-- BEGIN SOURCE RECORDS --
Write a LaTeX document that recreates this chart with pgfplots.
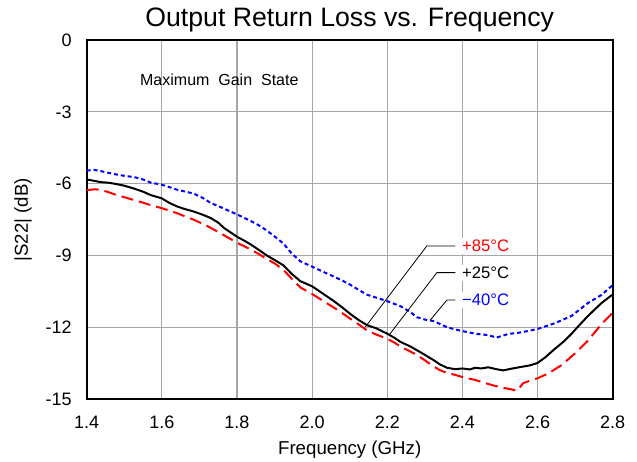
\documentclass[border=0pt]{standalone}
\usepackage{fontspec}
\setmainfont{Liberation Sans}
\usepackage{pgfplots}
\pgfplotsset{compat=1.18}

\pgfplotstableread{
x y
1.400 -5.82
1.420 -5.88
1.437 -5.93
1.460 -5.96
1.481 -6.02
1.500 -6.08
1.526 -6.20
1.550 -6.33
1.570 -6.47
1.600 -6.61
1.620 -6.80
1.641 -6.95
1.660 -7.05
1.685 -7.16
1.710 -7.30
1.730 -7.43
1.750 -7.62
1.765 -7.84
1.780 -8.00
1.800 -8.21
1.820 -8.38
1.836 -8.53
1.860 -8.78
1.880 -9.00
1.900 -9.18
1.924 -9.41
1.945 -9.75
1.969 -10.07
2.000 -10.28
2.030 -10.60
2.057 -10.89
2.080 -11.16
2.102 -11.44
2.125 -11.70
2.146 -11.90
2.170 -12.03
2.200 -12.26
2.220 -12.44
2.235 -12.60
2.260 -12.78
2.279 -12.95
2.300 -13.14
2.323 -13.36
2.340 -13.54
2.359 -13.68
2.381 -13.74
2.400 -13.71
2.420 -13.75
2.434 -13.68
2.450 -13.71
2.469 -13.66
2.490 -13.74
2.509 -13.79
2.530 -13.72
2.558 -13.64
2.580 -13.58
2.600 -13.48
2.620 -13.25
2.646 -12.89
2.670 -12.58
2.690 -12.27
2.710 -11.92
2.734 -11.52
2.750 -11.28
2.770 -10.98
2.785 -10.80
2.800 -10.62
}\tblack

\pgfplotstableread{
x y
1.400 -6.27
1.420 -6.23
1.437 -6.25
1.460 -6.36
1.481 -6.48
1.500 -6.56
1.526 -6.68
1.550 -6.79
1.570 -6.89
1.600 -7.02
1.620 -7.12
1.641 -7.23
1.660 -7.35
1.685 -7.50
1.710 -7.68
1.730 -7.84
1.760 -8.10
1.800 -8.46
1.836 -8.74
1.860 -8.95
1.880 -9.15
1.900 -9.32
1.924 -9.60
1.945 -9.95
1.969 -10.33
2.000 -10.60
2.030 -10.90
2.057 -11.16
2.080 -11.40
2.102 -11.64
2.125 -11.88
2.146 -12.12
2.170 -12.29
2.200 -12.47
2.220 -12.64
2.235 -12.80
2.260 -12.99
2.279 -13.15
2.300 -13.37
2.323 -13.62
2.340 -13.78
2.359 -13.90
2.381 -13.98
2.400 -14.07
2.434 -14.19
2.469 -14.36
2.490 -14.45
2.513 -14.53
2.530 -14.58
2.544 -14.64
2.550 -14.55
2.562 -14.32
2.580 -14.22
2.600 -14.12
2.628 -13.92
2.664 -13.57
2.699 -13.09
2.734 -12.55
2.770 -11.86
2.800 -11.38
}\tred

\pgfplotstableread{
x y
1.400 -5.45
1.420 -5.42
1.437 -5.47
1.460 -5.55
1.481 -5.62
1.500 -5.67
1.526 -5.72
1.550 -5.82
1.570 -5.95
1.600 -6.04
1.620 -6.14
1.641 -6.25
1.660 -6.32
1.685 -6.41
1.710 -6.60
1.730 -6.80
1.760 -7.00
1.800 -7.28
1.836 -7.55
1.860 -7.75
1.880 -7.96
1.900 -8.20
1.924 -8.50
1.945 -8.90
1.969 -9.24
2.000 -9.46
2.030 -9.68
2.057 -9.87
2.080 -10.04
2.102 -10.22
2.125 -10.44
2.146 -10.63
2.170 -10.75
2.200 -10.90
2.235 -11.11
2.260 -11.34
2.279 -11.57
2.300 -11.67
2.323 -11.73
2.340 -11.85
2.359 -11.99
2.381 -12.08
2.400 -12.15
2.434 -12.26
2.469 -12.32
2.491 -12.42
2.522 -12.27
2.558 -12.20
2.600 -12.06
2.646 -11.82
2.690 -11.52
2.734 -10.98
2.770 -10.64
2.800 -10.23
}\tblue

\begin{document}
\begin{tikzpicture}
\begin{axis}[
  scale only axis,
  width=394.5pt, height=269.5pt,
  xmin=1.4, xmax=2.8, ymin=-15, ymax=0,
  xtick={1.4,1.6,1.8,2.0,2.2,2.4,2.6,2.8},
  xticklabels={1.4,1.6,1.8,2.0,2.2,2.4,2.6,2.8},
  ytick={-15,-12,-9,-6,-3,0},
  yticklabels={-15,-12,-9,-6,-3,0},
  major tick length=0pt,
  tick style={draw=none},
  grid=major,
  major grid style={draw=black!35, line width=0.9pt},
  axis line style={black, line width=1.5pt},
  ticklabel style={font=\fontsize{13.5}{16}\selectfont},
  xticklabel style={anchor=north, inner sep=0pt, yshift=-12.5pt},
  yticklabel style={anchor=east, inner sep=0pt, xshift=-11pt},
  xlabel={Frequency (GHz)},
  xlabel style={at={(axis description cs:0.5,-0.141)}, anchor=center, font=\fontsize{14}{16}\selectfont},
  ylabel={|S22| (dB)},
  ylabel style={at={(axis description cs:-0.121,0.5)}, anchor=center, font=\fontsize{14}{16}\selectfont},
  clip=false,
]
\addplot[blue, line width=1.5pt, dash pattern=on 3pt off 2.2pt] table[x=x,y=y]{\tblue};
\addplot[black, line width=1.5pt] table[x=x,y=y]{\tblack};
\addplot[red, line width=1.5pt, dash pattern=on 9pt off 4.5pt] table[x=x,y=y]{\tred};

\addplot[black, line width=0.6pt] coordinates {(2.381,-8.60) (2.305,-8.60) (2.142,-11.97)};
\addplot[black, line width=0.6pt] coordinates {(2.381,-9.71) (2.332,-9.71) (2.206,-12.29)};
\addplot[black, line width=0.6pt] coordinates {(2.381,-10.85) (2.359,-10.85) (2.314,-11.70)};

\node[anchor=west, fill=white, inner xsep=5pt, inner ysep=1.5pt, text=red, font=\fontsize{12.5}{15}\selectfont] at (axis cs:2.381,-8.60) {+85°C};
\node[anchor=west, fill=white, inner xsep=5pt, inner ysep=1.5pt, text=black, font=\fontsize{12.5}{15}\selectfont] at (axis cs:2.381,-9.71) {+25°C};
\node[anchor=west, fill=white, inner xsep=5pt, inner ysep=1.5pt, text=blue, font=\fontsize{12.5}{15}\selectfont] at (axis cs:2.381,-10.85) {−40°C};

\node[anchor=center, font=\fontsize{12}{14}\selectfont] at (axis cs:1.753,-1.67) {Maximum~~Gain~~State};

\node[anchor=center, font=\fontsize{20}{24}\selectfont] at (axis description cs:0.5,1.0557) {Output Return Loss vs. Frequency};
\end{axis}
\pgfresetboundingbox
\path[use as bounding box] ([shift={(-65pt,-46.3pt)}]current axis.south west) rectangle ([shift={(18.2pt,30pt)}]current axis.north east);
\end{tikzpicture}
\end{document}
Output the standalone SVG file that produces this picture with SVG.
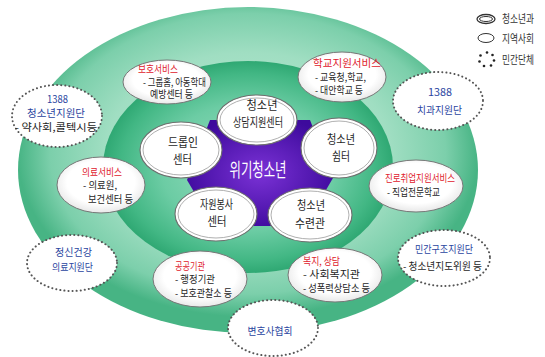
-- END SOURCE RECORDS --
Reproduce every line exactly and omit all pictures.

Write a LaTeX document that recreates this chart with pgfplots.
\documentclass[border=0pt]{standalone}
\usepackage{fontspec}
\setmainfont{Liberation Sans}
\usepackage{pgfplots}
\pgfplotsset{compat=1.18}

\pgfplotstableread{
x y
1.400 -5.82
1.420 -5.88
1.437 -5.93
1.460 -5.96
1.481 -6.02
1.500 -6.08
1.526 -6.20
1.550 -6.33
1.570 -6.47
1.600 -6.61
1.620 -6.80
1.641 -6.95
1.660 -7.05
1.685 -7.16
1.710 -7.30
1.730 -7.43
1.750 -7.62
1.765 -7.84
1.780 -8.00
1.800 -8.21
1.820 -8.38
1.836 -8.53
1.860 -8.78
1.880 -9.00
1.900 -9.18
1.924 -9.41
1.945 -9.75
1.969 -10.07
2.000 -10.28
2.030 -10.60
2.057 -10.89
2.080 -11.16
2.102 -11.44
2.125 -11.70
2.146 -11.90
2.170 -12.03
2.200 -12.26
2.220 -12.44
2.235 -12.60
2.260 -12.78
2.279 -12.95
2.300 -13.14
2.323 -13.36
2.340 -13.54
2.359 -13.68
2.381 -13.74
2.400 -13.71
2.420 -13.75
2.434 -13.68
2.450 -13.71
2.469 -13.66
2.490 -13.74
2.509 -13.79
2.530 -13.72
2.558 -13.64
2.580 -13.58
2.600 -13.48
2.620 -13.25
2.646 -12.89
2.670 -12.58
2.690 -12.27
2.710 -11.92
2.734 -11.52
2.750 -11.28
2.770 -10.98
2.785 -10.80
2.800 -10.62
}\tblack

\pgfplotstableread{
x y
1.400 -6.27
1.420 -6.23
1.437 -6.25
1.460 -6.36
1.481 -6.48
1.500 -6.56
1.526 -6.68
1.550 -6.79
1.570 -6.89
1.600 -7.02
1.620 -7.12
1.641 -7.23
1.660 -7.35
1.685 -7.50
1.710 -7.68
1.730 -7.84
1.760 -8.10
1.800 -8.46
1.836 -8.74
1.860 -8.95
1.880 -9.15
1.900 -9.32
1.924 -9.60
1.945 -9.95
1.969 -10.33
2.000 -10.60
2.030 -10.90
2.057 -11.16
2.080 -11.40
2.102 -11.64
2.125 -11.88
2.146 -12.12
2.170 -12.29
2.200 -12.47
2.220 -12.64
2.235 -12.80
2.260 -12.99
2.279 -13.15
2.300 -13.37
2.323 -13.62
2.340 -13.78
2.359 -13.90
2.381 -13.98
2.400 -14.07
2.434 -14.19
2.469 -14.36
2.490 -14.45
2.513 -14.53
2.530 -14.58
2.544 -14.64
2.550 -14.55
2.562 -14.32
2.580 -14.22
2.600 -14.12
2.628 -13.92
2.664 -13.57
2.699 -13.09
2.734 -12.55
2.770 -11.86
2.800 -11.38
}\tred

\pgfplotstableread{
x y
1.400 -5.45
1.420 -5.42
1.437 -5.47
1.460 -5.55
1.481 -5.62
1.500 -5.67
1.526 -5.72
1.550 -5.82
1.570 -5.95
1.600 -6.04
1.620 -6.14
1.641 -6.25
1.660 -6.32
1.685 -6.41
1.710 -6.60
1.730 -6.80
1.760 -7.00
1.800 -7.28
1.836 -7.55
1.860 -7.75
1.880 -7.96
1.900 -8.20
1.924 -8.50
1.945 -8.90
1.969 -9.24
2.000 -9.46
2.030 -9.68
2.057 -9.87
2.080 -10.04
2.102 -10.22
2.125 -10.44
2.146 -10.63
2.170 -10.75
2.200 -10.90
2.235 -11.11
2.260 -11.34
2.279 -11.57
2.300 -11.67
2.323 -11.73
2.340 -11.85
2.359 -11.99
2.381 -12.08
2.400 -12.15
2.434 -12.26
2.469 -12.32
2.491 -12.42
2.522 -12.27
2.558 -12.20
2.600 -12.06
2.646 -11.82
2.690 -11.52
2.734 -10.98
2.770 -10.64
2.800 -10.23
}\tblue

\begin{document}
\begin{tikzpicture}
\begin{axis}[
  scale only axis,
  width=394.5pt, height=269.5pt,
  xmin=1.4, xmax=2.8, ymin=-15, ymax=0,
  xtick={1.4,1.6,1.8,2.0,2.2,2.4,2.6,2.8},
  xticklabels={1.4,1.6,1.8,2.0,2.2,2.4,2.6,2.8},
  ytick={-15,-12,-9,-6,-3,0},
  yticklabels={-15,-12,-9,-6,-3,0},
  major tick length=0pt,
  tick style={draw=none},
  grid=major,
  major grid style={draw=black!35, line width=0.9pt},
  axis line style={black, line width=1.5pt},
  ticklabel style={font=\fontsize{13.5}{16}\selectfont},
  xticklabel style={anchor=north, inner sep=0pt, yshift=-12.5pt},
  yticklabel style={anchor=east, inner sep=0pt, xshift=-11pt},
  xlabel={Frequency (GHz)},
  xlabel style={at={(axis description cs:0.5,-0.141)}, anchor=center, font=\fontsize{14}{16}\selectfont},
  ylabel={|S22| (dB)},
  ylabel style={at={(axis description cs:-0.121,0.5)}, anchor=center, font=\fontsize{14}{16}\selectfont},
  clip=false,
]
\addplot[blue, line width=1.5pt, dash pattern=on 3pt off 2.2pt] table[x=x,y=y]{\tblue};
\addplot[black, line width=1.5pt] table[x=x,y=y]{\tblack};
\addplot[red, line width=1.5pt, dash pattern=on 9pt off 4.5pt] table[x=x,y=y]{\tred};

\addplot[black, line width=0.6pt] coordinates {(2.381,-8.60) (2.305,-8.60) (2.142,-11.97)};
\addplot[black, line width=0.6pt] coordinates {(2.381,-9.71) (2.332,-9.71) (2.206,-12.29)};
\addplot[black, line width=0.6pt] coordinates {(2.381,-10.85) (2.359,-10.85) (2.314,-11.70)};

\node[anchor=west, fill=white, inner xsep=5pt, inner ysep=1.5pt, text=red, font=\fontsize{12.5}{15}\selectfont] at (axis cs:2.381,-8.60) {+85°C};
\node[anchor=west, fill=white, inner xsep=5pt, inner ysep=1.5pt, text=black, font=\fontsize{12.5}{15}\selectfont] at (axis cs:2.381,-9.71) {+25°C};
\node[anchor=west, fill=white, inner xsep=5pt, inner ysep=1.5pt, text=blue, font=\fontsize{12.5}{15}\selectfont] at (axis cs:2.381,-10.85) {−40°C};

\node[anchor=center, font=\fontsize{12}{14}\selectfont] at (axis cs:1.753,-1.67) {Maximum~~Gain~~State};

\node[anchor=center, font=\fontsize{20}{24}\selectfont] at (axis description cs:0.5,1.0557) {Output Return Loss vs. Frequency};
\end{axis}
\pgfresetboundingbox
\path[use as bounding box] ([shift={(-65pt,-46.3pt)}]current axis.south west) rectangle ([shift={(18.2pt,30pt)}]current axis.north east);
\end{tikzpicture}
\end{document}
Output the standalone SVG file that produces this picture with SVG.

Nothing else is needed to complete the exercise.